Figure 7. Plots of the lower bound heat transfer coefficient as a function of time for three different periods of the experiment described in Fig. 6B: (A) the first day of electrolysis, (B) during a period including the last part of the calibration cycle, and (C) the last day of electrolysis.

We comment next on the results for part of the second day of operation, Fig 7B. In the
region of the first heater calibration pulse (see Fig 6), (k’R)11 has decreased from the value shown
in Fig 7A. This is due to the operation of the term ΔQ which is not taken into account in
calculating (k’R)11, see equation [4]. As we traverse the region of the termination of the pulse ΔQ,
t=t2, (k’R)11 shows the expected increase. Fig 7B also illustrates that the use of the maximum value of (k’R)11, Fig 7A, gives a clear indication of the excess enthalpy term ΔQ, here imposed by the resistive heater. We will comment elsewhere on the time dependencies of (k’R)11 and of Q in the regions close to t = t1 and t = t2. (8)

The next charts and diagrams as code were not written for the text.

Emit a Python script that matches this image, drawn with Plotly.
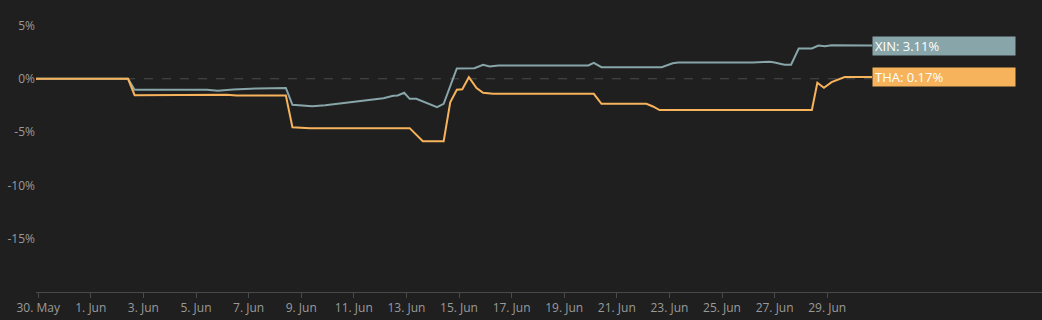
import plotly.graph_objects as go

xin_dates = [
    "2025-05-29 22:00", "2025-06-02 10:00", "2025-06-02 16:00", "2025-06-05 10:00",
    "2025-06-05 20:00", "2025-06-06 10:00", "2025-06-07 08:00", "2025-06-08 10:00",
    "2025-06-08 16:00", "2025-06-09 10:00", "2025-06-09 22:00", "2025-06-11 01:00",
    "2025-06-12 03:00", "2025-06-12 12:00", "2025-06-12 16:00", "2025-06-12 22:00",
    "2025-06-13 03:00", "2025-06-13 09:00", "2025-06-13 17:00", "2025-06-14 04:00",
    "2025-06-14 10:00", "2025-06-14 22:00", "2025-06-15 14:00", "2025-06-15 22:00",
    "2025-06-16 04:00", "2025-06-16 12:00", "2025-06-19 22:00", "2025-06-20 03:00",
    "2025-06-20 10:00", "2025-06-22 17:00", "2025-06-23 03:00", "2025-06-23 08:00",
    "2025-06-26 04:00", "2025-06-26 20:00", "2025-06-27 00:00", "2025-06-27 09:00",
    "2025-06-27 15:00", "2025-06-27 22:00", "2025-06-28 10:00", "2025-06-28 16:00",
    "2025-06-28 22:00", "2025-06-29 04:00", "2025-06-30 17:00",
]
xin_values = [
    0.0, 0.0, -1.03, -1.03,
    -1.13, -1.0, -0.91, -0.86,
    -2.44, -2.57, -2.48, -2.13,
    -1.82, -1.59, -1.57, -1.31,
    -1.88, -1.88, -2.2, -2.66,
    -2.35, 0.97, 0.99, 1.31,
    1.15, 1.25, 1.25, 1.5,
    1.09, 1.09, 1.46, 1.53,
    1.53, 1.59, 1.53, 1.31,
    1.31, 2.84, 2.84, 3.12,
    3.06, 3.15, 3.11,
]

tha_dates = [
    "2025-05-29 22:00", "2025-06-02 10:00", "2025-06-02 16:00", "2025-06-06 04:00",
    "2025-06-06 13:00", "2025-06-08 10:00", "2025-06-08 16:00", "2025-06-09 08:00",
    "2025-06-13 03:00", "2025-06-13 15:00", "2025-06-14 10:00", "2025-06-14 16:00",
    "2025-06-14 22:00", "2025-06-15 03:00", "2025-06-15 09:00", "2025-06-15 16:00",
    "2025-06-15 22:00", "2025-06-16 07:00", "2025-06-20 03:00", "2025-06-20 10:00",
    "2025-06-22 03:00", "2025-06-22 09:00", "2025-06-22 15:00", "2025-06-28 10:00",
    "2025-06-28 15:00", "2025-06-28 21:00", "2025-06-29 04:00", "2025-06-29 16:00",
    "2025-06-30 17:00",
]
tha_values = [
    0.0, 0.0, -1.54, -1.5,
    -1.57, -1.57, -4.54, -4.63,
    -4.63, -5.85, -5.85, -2.2,
    -1.03, -0.98, 0.15, -0.88,
    -1.31, -1.41, -1.41, -2.35,
    -2.35, -2.6, -2.93, -2.93,
    -0.38, -0.84, -0.32, 0.17,
    0.17,
]

series = [
    ("XIN", xin_dates, xin_values, "#88a6a9"),
    ("THA", tha_dates, tha_values, "#f6b35c"),
]

tick_dates = ["2025-05-30", "2025-06-01", "2025-06-03", "2025-06-05", "2025-06-07",
              "2025-06-09", "2025-06-11", "2025-06-13", "2025-06-15", "2025-06-17",
              "2025-06-19", "2025-06-21", "2025-06-23", "2025-06-25", "2025-06-27",
              "2025-06-29"]
tick_labels = ["30. May", "1. Jun", "3. Jun", "5. Jun", "7. Jun", "9. Jun", "11. Jun",
               "13. Jun", "15. Jun", "17. Jun", "19. Jun", "21. Jun", "23. Jun",
               "25. Jun", "27. Jun", "29. Jun"]
y_ticks = [-15, -10, -5, 0, 5]
y_labels = ["-15%", "-10%", "-5%", "0%", "5%"]

fig = go.Figure()

fig.add_shape(type="line", xref="x", yref="y",
              x0=xin_dates[0], x1=xin_dates[-1], y0=0, y1=0,
              line=dict(color="#4d4d4d", width=1, dash="dash"), layer="below")

for name, xs, ys, color in series:
    fig.add_trace(go.Scatter(x=xs, y=ys, mode="lines", name=name,
                             line=dict(color=color, width=2), hoverinfo="skip"))
    fig.add_annotation(x=xs[-1], y=ys[-1], xref="x", yref="y",
                       text=f"{name}: {ys[-1]:.2f}%", showarrow=False,
                       xanchor="left", yanchor="middle", align="left",
                       width=138, height=14, borderpad=2, bgcolor=color,
                       font=dict(family="Open Sans", size=13, color="#ffffff"))

fig.update_layout(
    width=1042, height=320,
    margin=dict(l=36, r=0, t=10, b=28),
    paper_bgcolor="#1f1f1f", plot_bgcolor="#1f1f1f",
    showlegend=False,
    font=dict(family="Open Sans", size=12, color="#9a9a9a"),
)
fig.update_xaxes(
    type="date", range=["2025-05-29 22:00", "2025-07-07 04:00"],
    tickvals=tick_dates, ticktext=tick_labels,
    showgrid=False, zeroline=False,
    showline=True, linecolor="#4a4a4a", linewidth=1,
    ticks="outside", ticklen=5, tickcolor="#4a4a4a",
    tickfont=dict(family="Open Sans", size=12, color="#9a9a9a"),
)
fig.update_yaxes(
    range=[-20, 6.45], tickvals=y_ticks, ticktext=y_labels,
    showgrid=False, zeroline=False, showline=False, ticks="",
    automargin=False,
    tickfont=dict(family="Open Sans", size=12, color="#9a9a9a"),
)

fig.write_html("out.html")
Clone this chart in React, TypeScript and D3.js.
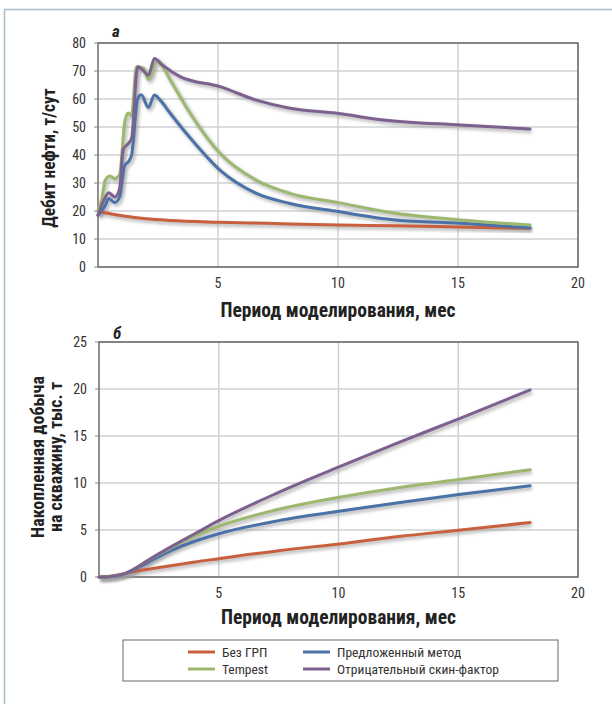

The last day of operation is characterised by a rapid rise of temperature up to the boiling point of the electrolyte leading to a short period of intense evaporation/boiling Fig 8. The evidence for the time dependence of the cell contents during the last stages of operation is discussed in the next section. Fig 7C shows the values of (k’R)11 calculated using two assumed atmospheric pressures, 0.953 and 0.97 bars. The first value has been chosen to give a smooth evaporation of the cell contents (M0 = 5.0 D2O) i.e., no boiling during the period up to the point when the cell becomes dry, 50,735 s. However, this particular mode of operation would have required the cell to have been half-full at a time 2.3 hrs before dryness. Furthermore, the ambient pressure at that time was 0.966 bars. We believe therefore that such a mode of operation must be excluded. For the second value of the pressure, 0.97 bars, the cell would have become half empty 11 minutes before dryness, as observed from the video recordings (see the next section) and this in turn requires a period of intense boiling during the last 11 minutes. It can be seen that the heat transfer coefficient (k’R)11 decreases gradually for the assumed condition P = 0.953 bars whereas it stays more nearly constant for P = 0.97 up to the time at which the cell is half-full, followed by a very rapid fall to marked negative values. These marked negative values naturally are an expression of the high rates of enthalpy generation required to explain the rapid boiling during the last 11 minutes of operation. The true behaviour must be close to that calculated for this value of the ambient pressure.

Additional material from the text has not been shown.